Romanian inmates get early release 

Overcrowding and filthy conditions in Romanian prisons will allow thousands of convicts to regain their freedom regardless of their crimes as anti-corruption protests have gripped Bucharest.

Last month, 530 prisoners were freed, including 33 murderers, 47 rapists and two paedophiles, because legislation has cut six days off every prisoner’s sentence for every 30 days they spent incarcerated in what have been called the EU’s most “inhumane and degrading” jails.

Three dangerous inmates from a maximum-security jail in Giurgiu, southern Romania, were released by mistake, according to the Romanian media.

The rapist, robber and human trafficker, according to Giurgiu prison director Marius Fulga, were released due to an error in calculating the days for each detainee.

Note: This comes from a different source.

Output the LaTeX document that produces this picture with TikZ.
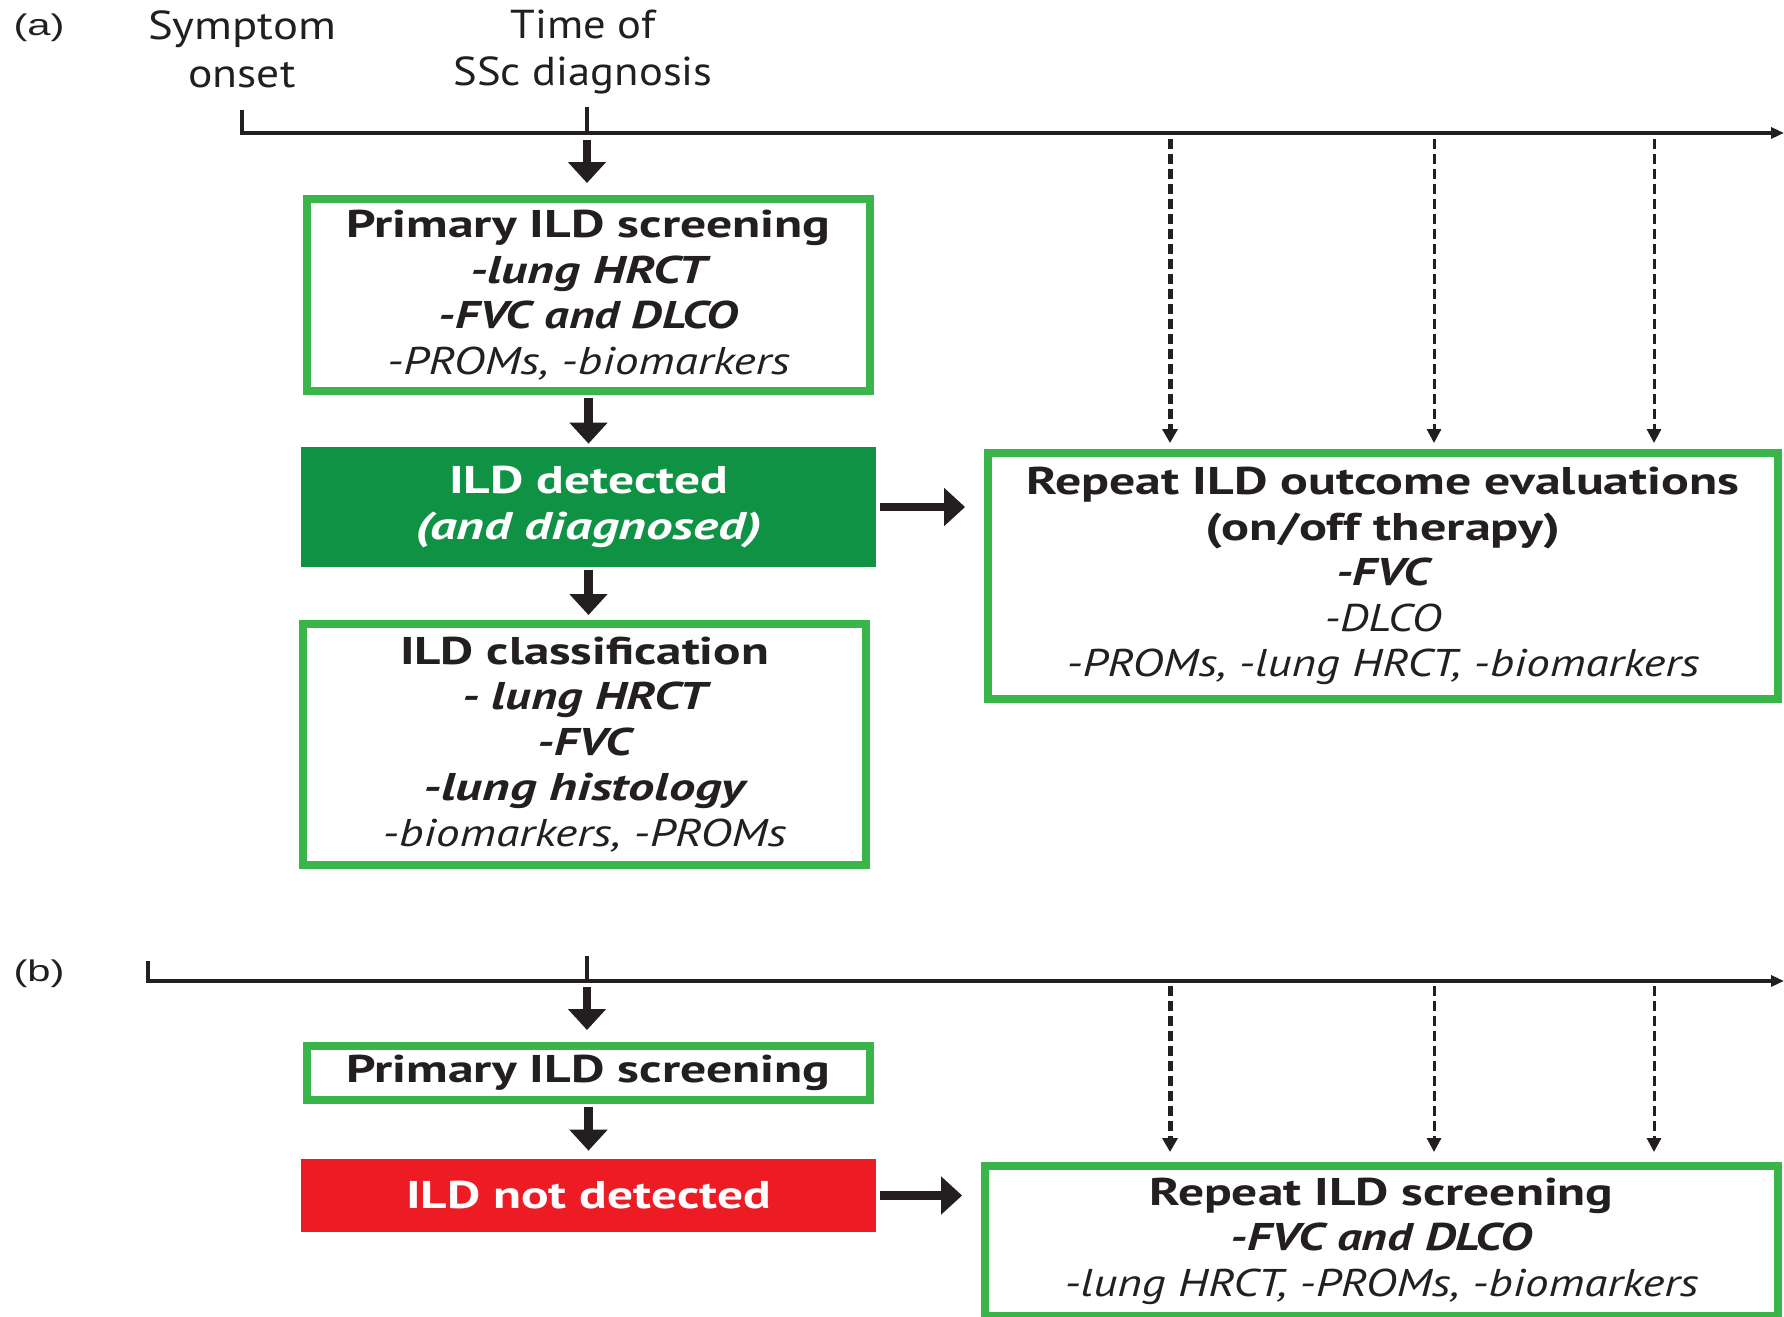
\documentclass[tikz,border=0pt]{standalone}
\usepackage{fontspec}
\setmainfont{PT Sans}
\newfontfamily\labfont{Liberation Sans}
\usetikzlibrary{arrows.meta}
\definecolor{gline}{RGB}{58,181,74}
\definecolor{gfill}{RGB}{16,146,69}
\definecolor{rfill}{RGB}{237,28,36}
\definecolor{ink}{RGB}{35,31,32}
\newcommand\fitw[2]{\resizebox{#1cm}{\height}{#2}}
\begin{document}
\begin{tikzpicture}[x=0.02cm,y=-0.02cm,
  txt/.style={font=\fontsize{22}{25.9}\selectfont},
  gbox/.style={txt,draw=gline,line width=0.16cm,fill=white,inner sep=0pt,align=center,text=ink},
  fbox/.style={txt,inner sep=0pt,align=center,text=white},
  toptext/.style={font=\fontsize{23}{27.3}\selectfont,text=ink,align=center,inner sep=0pt},
  panellabel/.style={font=\labfont\fontsize{17}{20}\selectfont,text=ink,inner sep=0pt},
  timeline/.style={draw=ink,line width=0.08cm},
  bigarrow/.style={draw=ink,line width=0.17cm,-{Triangle[width=0.74cm,length=0.42cm]}},
  dashA/.style={draw=ink,line width=0.1cm,dash pattern=on 0.2cm off 0.1cm,-{Triangle[width=0.3cm,length=0.28cm]}},
  dashB/.style={draw=ink,line width=0.06cm,dash pattern=on 0.2cm off 0.1cm,-{Triangle[width=0.28cm,length=0.28cm]}}
]
\useasboundingbox (0,0) rectangle (1784,1317);

% ---------- panel (a) ----------
\node[panellabel] (la) at (39,28) {\fitw{1.02}{(a)}};
\node[toptext] (sym) at (242,49) {\fitw{3.76}{Symptom}\\\fitw{2.14}{onset}};
\node[toptext] (ssc) at (583,52) {\fitw{2.90}{Time of}\\\fitw{5.18}{SSc diagnosis}};

\coordinate (a0t) at (242,110);
\coordinate (a0) at (242,133);
\coordinate (adt) at (587,107);
\coordinate (ad) at (587,133);
\coordinate (aend) at (1784,133);
\draw[timeline,-{Triangle[width=0.22cm,length=0.26cm]}] (a0t) -- (a0) -- (aend);
\draw[timeline] (adt) -- (ad);

\node[gbox,minimum width=11.26cm,minimum height=3.84cm] (prim) at (588.5,295) {%
  \fitw{9.68}{\bfseries Primary ILD screening}\\
  \fitw{4.74}{\bfseries\itshape -lung HRCT}\\
  \fitw{6.00}{\bfseries\itshape -FVC and DLCO}\\
  \fitw{8.06}{\itshape -PROMs, -biomarkers}};

\node[fbox,fill=gfill,minimum width=11.5cm,minimum height=2.4cm] (det) at (588.5,507) {%
  \fitw{5.58}{\bfseries ILD detected}\\
  \fitw{6.94}{\bfseries\itshape (and diagnosed)}};

\node[gbox,minimum width=11.26cm,minimum height=4.82cm] (cls) at (584.5,744.5) {%
  \fitw{7.38}{\bfseries ILD classification}\\
  \fitw{4.90}{\bfseries\itshape - lung HRCT}\\
  \fitw{1.88}{\bfseries\itshape -FVC}\\
  \fitw{6.44}{\bfseries\itshape -lung histology}\\
  \fitw{8.08}{\itshape -biomarkers, -PROMs}};

\node[gbox,minimum width=15.8cm,minimum height=4.92cm] (rep) at (1383,576) {%
  \fitw{14.26}{\bfseries Repeat ILD outcome evaluations}\\
  \fitw{7.10}{\bfseries (on/off therapy)}\\
  \fitw{1.88}{\bfseries\itshape -FVC}\\
  \fitw{2.34}{\itshape -DLCO}\\
  \fitw{12.66}{\itshape -PROMs, -lung HRCT, -biomarkers}};

\draw[bigarrow,shorten <=0.14cm,shorten >=0.24cm] (ad) -- (ad |- prim.north);
\draw[bigarrow,shorten <=0.06cm,shorten >=0.06cm] (prim) -- (det);
\draw[bigarrow,shorten <=0.05cm,shorten >=0.1cm] (det) -- (det |- cls.north);
\draw[bigarrow,shorten <=0.08cm,shorten >=0.38cm] (det.east) -- (det.east -| rep.west);

\coordinate (ta1) at (1170,133);
\coordinate (ta2) at (1434,133);
\coordinate (ta3) at (1654,133);
\draw[dashA,shorten <=0.12cm,shorten >=0.12cm] (ta1) -- (ta1 |- rep.north);
\draw[dashB,shorten <=0.12cm,shorten >=0.12cm] (ta2) -- (ta2 |- rep.north);
\draw[dashB,shorten <=0.12cm,shorten >=0.12cm] (ta3) -- (ta3 |- rep.north);

% ---------- panel (b) ----------
\node[panellabel] (lb) at (39,974) {\fitw{1.02}{(b)}};
\coordinate (b0t) at (148,961);
\coordinate (b0) at (148,981);
\coordinate (bdt) at (587,956);
\coordinate (bd) at (587,981);
\coordinate (bend) at (1784,981);
\draw[timeline,-{Triangle[width=0.22cm,length=0.26cm]}] (b0t) -- (b0) -- (bend);
\draw[timeline] (bdt) -- (bd);

\node[gbox,minimum width=11.26cm,minimum height=1.08cm] (primb) at (588.5,1073) {%
  \fitw{9.68}{\bfseries Primary ILD screening}};

\node[fbox,fill=rfill,minimum width=11.5cm,minimum height=1.46cm] (nodet) at (588.5,1195.5) {%
  \fitw{7.30}{\bfseries ILD not detected}};

\node[gbox,minimum width=15.86cm,minimum height=3.0cm] (repb) at (1381.5,1241) {%
  \fitw{9.28}{\bfseries Repeat ILD screening}\\
  \fitw{6.04}{\bfseries\itshape -FVC and DLCO}\\
  \fitw{12.68}{\itshape -lung HRCT, -PROMs, -biomarkers}};

\draw[bigarrow,shorten <=0.12cm,shorten >=0.24cm] (bd) -- (bd |- primb.north);
\draw[bigarrow,shorten <=0.06cm,shorten >=0.16cm] (primb) -- (nodet);
\draw[bigarrow,shorten <=0.08cm,shorten >=0.38cm] (nodet.east) -- (nodet.east -| repb.west);

\coordinate (tb1) at (1170,981);
\coordinate (tb2) at (1434,981);
\coordinate (tb3) at (1654,981);
\draw[dashA,shorten <=0.1cm,shorten >=0.2cm] (tb1) -- (tb1 |- repb.north);
\draw[dashB,shorten <=0.1cm,shorten >=0.2cm] (tb2) -- (tb2 |- repb.north);
\draw[dashB,shorten <=0.1cm,shorten >=0.2cm] (tb3) -- (tb3 |- repb.north);
\end{tikzpicture}
\end{document}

One man was still on the run, Mediafax reported.

Another 3,500 prisoners became eligible for parole this month because of reduced sentences, with around 8,000 set to find their freedom during the first year.

The Romanian media reported that a man, who was released a year early from a 10-year rape term, had robbed and sexually assaulted a woman in Bucharest four days after his release.

Earlier this year the European Court of Human Rights criticised Romania’s prison conditions after four convicts complained about overcrowding, filthy conditions, substandard food and infestations of rats.

In April the court told Bucharest that it needed to produce a plan to reform its prisons.

“There have been a series of judgements from the European Court of Human Rights concerning inadequate prison conditions in Romania going back several years,” Council of Europe spokesman said.

“The Council of Europe’s Committee of Ministers is working with the Romanian authorities to address these issues.”

There are fears the new measures could be used to release corrupt politicians and officials. So-called VIP prisoners avoid the problems of other inmates, who are reportedly confined 18-20 per cell on average.

More than 10,000 people took part in protests across Romania on Sunday in an attempt to stop the government from passing legislation they say would weaken the anti-corruption prosecutor.

Demonstrators shouted “Justice, not corruption” and “We don’t want to be a nation of thieves” as they marched through the capital, Bucharest, and other cities.

Under the proposals, the justice minister would have the power to appoint and dismiss leading prosecutors, something only the president can do currently.

The anti-corruption prosecutor’s office would have its powers limited and be prevented from investigating magistrates.